精神状態がモロに表情に出ていた。顔色も悪い。
 こりゃ放っておいたほうがいいかな。とジダンが思ったとき、彼はまたがくんと頭を垂れた。そして、両手で自分の頭蓋骨を支えた。
 全世界のような重み。
 あんまり落胆しているので、ヨシプもジダンも手を出しかねた。隣に立って静かに酒を飲んでいた。
 と、
「――失敗してしまったのです」
声が漏れた。
「え?」
「今朝。妙齢の女性が髪の毛を切ってほしいと私の元を訪れました。私はとても疲れていましたが、最新のヘアカタログを持っていますし、清潔でよく切れるハサミも持っていたのです。それではりきって仕事にかかりました。
 ところが、私は失敗してしまった……。女性は泣きながら帰って行きました。なんということ!」
「…………」
「私は理容師なのに! 彼女の髪の毛を切り誤ってしまった! もちろん、できばえはそう悪くはありませんでした。しかし、鏡を見た女性は明らかにがっかりした顔をしたのです! そしてしくしく泣き始めました! 私はすっかり狼狽してしまって……」
「……あの……」
 ジダンは頭の中で事態を整理してから言ってみた。
「半年もすれば、また髪の毛は伸びるんじゃないの?」
「ええ。それはもちろんそうです!」
 彼はジダンを見なかったがちゃんと反応した。
「髪の毛だって、今はおかしくても三日すれば馴染んでくるかもしれません! しかし、それだけでは十分ではない!

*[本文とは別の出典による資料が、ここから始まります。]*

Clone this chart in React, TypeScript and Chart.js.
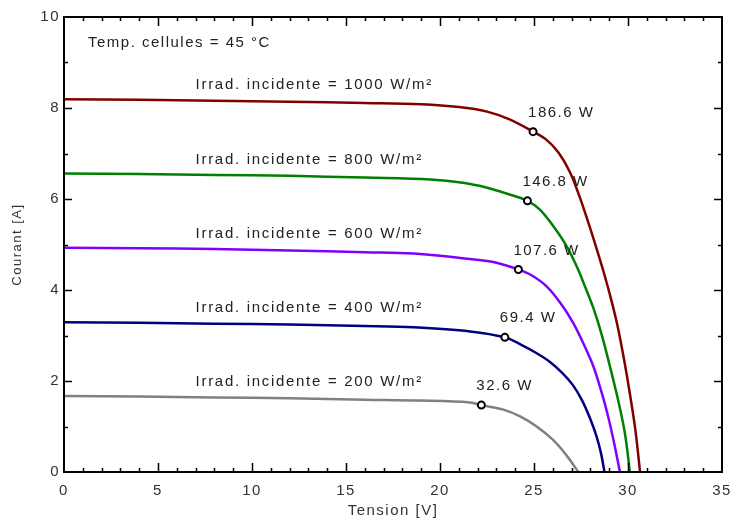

 理容師のハサミは魔法のハサミです! 人々の夢をかなえなければなりません! 新しい世界の扉を開かねばなりません!
 それなのに、私は彼女を悲しませてしまった! 彼女をがっかりさせてしまった! なんということでしょう! 私は史上最低の、使えない理容師です!」
 彼は丸い眼鏡を取って、左の袖口を目元に押し当てた。
 鼻が赤い。
 泣いている。肩も震えていた。
「…………」
 カウンタの中の店長も、ジダンもヨシプも慰めようがなかった。
 ただ話を聞いていて分かったことは、彼は散髪屋さんが大好きなのだということ。
 そして彼はプロの散髪屋なのだということだ。
たとえそれが、夢の中の話でも。





 なんとなく気になっていたので一週間後に再びそのカフェを訪れた。彼は復活していて、またひとくさり二人に決意の程を話してくれた。
「この間は、見苦しいところをお見せしてしまいました」
 記憶もあった。
「あれから廃業も考えましたが、なんとか思いとどまって昨日も十人の髪を切りました!」
 ジダンは今日もヨシプの盾の隣で、カウンタに片肘をついてラムを舐める。
「つらいけれども、がんばっています。散髪は私の責務です。私の任務です。私の宿命です――」
 人生でそんな仕事に巡り会えることは、本当にしあわせなことだと考えながら。
「私は人のあたまを刈らねばなりません。大人でも、子供でも。女でも男でも。次から次へと差し出される。パリにはニ百万の人が住んでいます。百万人目の人の髪を切り終る頃には、最初の人のが伸びている。